Problem: Starting at the first line of the data, please print exactly those lines through the one that holds "const yTickValues = [0, 5, 10, 15, 20];", omitting every picture.

Data block:
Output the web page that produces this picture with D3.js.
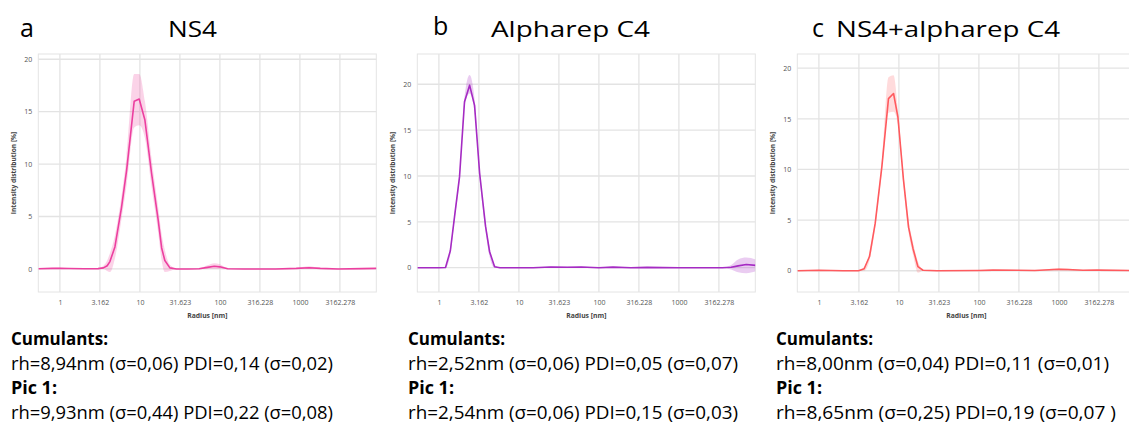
<!DOCTYPE html>
<html><head><meta charset="utf-8">
<script src="https://cdn.jsdelivr.net/npm/d3@7"></script>
<style>
body{margin:0;background:#fff;}
svg{display:block;}
</style></head>
<body>
<svg id="chart" width="1129" height="424"></svg>
<script>
// ---------- data ----------
const xTickValues = [1, 3.162, 10, 31.623, 100, 316.228, 1000, 3162.278];
const xTickLabels = ["1", "3.162", "10", "31.623", "100", "316.228", "1000", "3162.278"];
const yTickValues = [0, 5, 10, 15, 20];

const panelLetters = ["a", "b", "c"];
const panelTitles = ["NS4", "Alpharep C4", "NS4+alpharep C4"];

// NS4
const radiusA    = [0.54,0.8,1.0,1.3,2.0,3.0,3.5,3.9,4.22,4.87,5.9,6.82,8.49,9.8,11.55,14.0,16.9,18.7,20.5,23.7,28.7,40,55,70,85,100,125,200,500,900,1300,1800,3000,6000,9100];
const intensityA = [0.02,0.05,0.07,0.04,0.02,0.03,0.1,0.3,0.7,2.1,5.9,9.4,16.0,16.2,14.2,9.1,4.7,2.0,0.8,0.1,0.0,0.0,0.02,0.15,0.25,0.2,0.02,0.0,0.0,0.05,0.12,0.05,0.0,0.03,0.05];
const lowerA     = [0.0,0.0,0.02,0.0,0.0,0.0,0.0,-0.2,-0.3,1.0,4.8,8.0,13.5,13.7,12.5,7.8,3.5,0.8,-0.3,-0.2,0.0,0.0,0.0,0.0,0.0,0.0,0.0,0.0,0.0,0.0,0.0,0.0,0.0,0.0,0.0];
const upperA     = [0.05,0.1,0.12,0.08,0.05,0.06,0.3,0.8,1.5,3.2,7.0,10.8,18.6,18.6,16.0,10.5,5.9,3.3,1.8,0.4,0.05,0.02,0.08,0.35,0.55,0.45,0.08,0.02,0.02,0.1,0.25,0.1,0.02,0.06,0.08];

// Alpharep C4
const radiusB    = [0.54,1.0,1.21,1.39,1.57,1.81,2.09,2.42,2.79,3.23,3.83,4.30,4.97,5.8,15,25,40,60,100,150,250,400,1000,3500,4500,5500,6950,9100];
const intensityB = [0.0,0.0,0.02,1.85,5.6,9.9,18.1,19.9,17.7,10.3,4.5,1.75,0.1,0.0,0.0,0.07,0.05,0.08,0.0,0.06,0.0,0.03,0.0,0.0,0.05,0.2,0.35,0.25];
const lowerB     = [0.0,0.0,0.0,1.5,5.2,9.5,17.6,19.0,17.0,9.8,4.0,1.2,0.0,0.0,0.0,0.0,0.0,0.0,0.0,0.0,0.0,0.0,0.0,0.0,-0.2,-0.5,-0.6,-0.4];
const upperB     = [0.0,0.0,0.05,2.2,6.0,10.3,18.6,21.0,18.4,10.8,5.0,2.3,0.3,0.02,0.02,0.12,0.1,0.14,0.02,0.1,0.02,0.06,0.02,0.02,0.3,0.9,1.1,0.9];

// NS4+alpharep C4
const radiusC    = [0.54,1.0,2.0,3.13,3.68,4.29,5.06,6.13,7.41,8.57,9.71,11.4,13.2,15.0,17.3,20,30,100,150,300,500,1000,1300,2000,3000,9100];
const intensityC = [0.0,0.05,0.0,0.0,0.2,1.4,4.7,10.3,17.0,17.5,15.2,9.0,4.3,2.2,0.4,0.05,0.0,0.03,0.06,0.05,0.02,0.15,0.12,0.05,0.06,0.02];
const lowerC     = [0.0,0.0,0.0,0.0,0.0,1.0,4.3,9.8,15.6,15.7,14.5,8.5,3.8,1.6,-0.2,0.0,0.0,0.0,0.0,0.0,0.0,0.05,0.0,0.0,0.0,0.0];
const upperC     = [0.02,0.08,0.02,0.02,0.4,1.8,5.1,10.9,19.1,19.3,15.9,9.6,5.0,2.8,0.9,0.1,0.02,0.06,0.1,0.08,0.05,0.25,0.2,0.08,0.1,0.05];

const statsA = ["Cumulants:", "rh=8,94nm (σ=0,06) PDI=0,14 (σ=0,02)", "Pic 1:", "rh=9,93nm (σ=0,44) PDI=0,22 (σ=0,08)"];
const statsB = ["Cumulants:", "rh=2,52nm (σ=0,06) PDI=0,05 (σ=0,07)", "Pic 1:", "rh=2,54nm (σ=0,06) PDI=0,15 (σ=0,03)"];
const statsC = ["Cumulants:", "rh=8,00nm (σ=0,04) PDI=0,11 (σ=0,01)", "Pic 1:", "rh=8,65nm (σ=0,25) PDI=0,19 (σ=0,07 )"];

// ---------- layout ----------
const svg = d3.select("#chart");
const plotTop = 54, plotBottom = 292, plotW = 338;
const xDomain = [0.537, 9016];

const panels = [
  {left: 38.3, yDomain: [-2.2, 20.5], r: radiusA, v: intensityA, lo: lowerA, hi: upperA,
   line: "#EC3F9F", band: "rgba(240,80,165,0.25)", stats: statsA, textX: 11,
   letterX: 20, letterY: 37, titleX: 168, titleW: 49, textW: [97, 322, 46, 322]},
  {left: 417.3, yDomain: [-2.65, 23.3], r: radiusB, v: intensityB, lo: lowerB, hi: upperB,
   line: "#A52BC3", band: "rgba(170,50,200,0.25)", stats: statsB, textX: 408,
   letterX: 433, letterY: 35, titleX: 491, titleW: 159, textW: [97, 330, 46, 330]},
  {left: 797.3, yDomain: [-2.1, 21.4], r: radiusC, v: intensityC, lo: lowerC, hi: upperC,
   line: "#FF5A5E", band: "rgba(255,110,115,0.25)", stats: statsC, textX: 776,
   letterX: 812, letterY: 37, titleX: 836, titleW: 224, textW: [97, 333, 46, 340]}
];

const axisFont = "'Open Sans', 'Noto Sans', sans-serif";
const textFont = "'Open Sans', 'Noto Sans', sans-serif";

svg.append("defs").selectAll("clipPath").data(panels).join("clipPath")
  .attr("id", (d, i) => "clip" + i)
  .append("rect")
  .attr("x", d => d.left).attr("y", plotTop)
  .attr("width", plotW).attr("height", plotBottom - plotTop);

panels.forEach((p, i) => {
  const x = d3.scaleLog().domain(xDomain).range([p.left, p.left + plotW]);
  const y = d3.scaleLinear().domain(p.yDomain).range([plotBottom, plotTop]);
  const g = svg.append("g");

  // frame
  g.append("rect").attr("x", p.left).attr("y", plotTop)
    .attr("width", plotW).attr("height", plotBottom - plotTop)
    .attr("fill", "none").attr("stroke", "#e4e4e4").attr("stroke-width", 1);

  // grid
  g.append("g").selectAll("line").data(xTickValues).join("line")
    .attr("x1", d => x(d)).attr("x2", d => x(d))
    .attr("y1", plotTop).attr("y2", plotBottom)
    .attr("stroke", "#e3e3e3").attr("stroke-width", 1.3);
  g.append("g").selectAll("line").data(yTickValues).join("line")
    .attr("x1", p.left).attr("x2", p.left + plotW)
    .attr("y1", d => y(d)).attr("y2", d => y(d))
    .attr("stroke", "#e3e3e3").attr("stroke-width", 1.3);

  // axes
  const xa = g.append("g").attr("transform", `translate(0,${plotBottom})`)
    .call(d3.axisBottom(x).tickValues(xTickValues)
      .tickFormat((d, k) => xTickLabels[k]).tickSize(0).tickPadding(8));
  const ya = g.append("g").attr("transform", `translate(${p.left},0)`)
    .call(d3.axisLeft(y).tickValues(yTickValues).tickSize(0).tickPadding(6));
  [xa, ya].forEach(a => {
    a.select(".domain").remove();
    a.selectAll("text").attr("font-family", axisFont).attr("font-size", 7)
      .attr("fill", "#555");
  });

  g.append("text").attr("x", p.left + plotW / 2).attr("y", 318)
    .attr("text-anchor", "middle").attr("font-family", axisFont)
    .attr("font-size", 6.8).attr("font-weight", "bold").attr("fill", "#444")
    .text("Radius [nm]");
  g.append("text")
    .attr("transform", `translate(${p.left - 22},${(plotTop + plotBottom) / 2}) rotate(-90)`)
    .attr("text-anchor", "middle").attr("font-family", axisFont)
    .attr("font-size", 6.6).attr("font-weight", "bold").attr("fill", "#444")
    .text("Intensity distribution [%]");

  // band + line
  const pts = p.r.map((r, k) => ({r, v: p.v[k], lo: p.lo[k], hi: p.hi[k]}));
  const data = g.append("g").attr("clip-path", `url(#clip${i})`);
  data.append("path").datum(pts)
    .attr("d", d3.area().x(d => x(d.r)).y0(d => y(d.lo)).y1(d => y(d.hi)).curve(d3.curveMonotoneX))
    .attr("fill", p.band);
  data.append("path").datum(pts)
    .attr("d", d3.line().x(d => x(d.r)).y(d => y(d.v)))
    .attr("fill", "none").attr("stroke", p.line).attr("stroke-width", 1.6)
    .attr("stroke-linejoin", "round");

  // titles
  svg.append("text").attr("x", p.letterX).attr("y", p.letterY)
    .attr("font-family", textFont).attr("font-size", 25).attr("fill", "#000")
    .text(panelLetters[i]);
  svg.append("text").attr("x", p.titleX).attr("y", 37)
    .attr("font-family", textFont).attr("font-size", 21).attr("fill", "#000")
    .attr("textLength", p.titleW).attr("lengthAdjust", "spacingAndGlyphs")
    .text(panelTitles[i]);

  // stats text
  const baselines = [345, 369.5, 394, 418.5];
  p.stats.forEach((s, k) => {
    svg.append("text").attr("x", p.textX).attr("y", baselines[k])
      .attr("font-family", textFont).attr("font-size", 18)
      .attr("font-weight", k % 2 === 0 ? "bold" : "normal").attr("fill", "#000")
      .attr("textLength", p.textW[k]).attr("lengthAdjust", "spacingAndGlyphs")
      .text(s);
  });
});
</script>
</body></html>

Answer:
Output the web page that produces this picture with D3.js.
<!DOCTYPE html>
<html><head><meta charset="utf-8">
<script src="https://cdn.jsdelivr.net/npm/d3@7"></script>
<style>
body{margin:0;background:#fff;}
svg{display:block;}
</style></head>
<body>
<svg id="chart" width="1129" height="424"></svg>
<script>
// ---------- data ----------
const xTickValues = [1, 3.162, 10, 31.623, 100, 316.228, 1000, 3162.278];
const xTickLabels = ["1", "3.162", "10", "31.623", "100", "316.228", "1000", "3162.278"];
const yTickValues = [0, 5, 10, 15, 20];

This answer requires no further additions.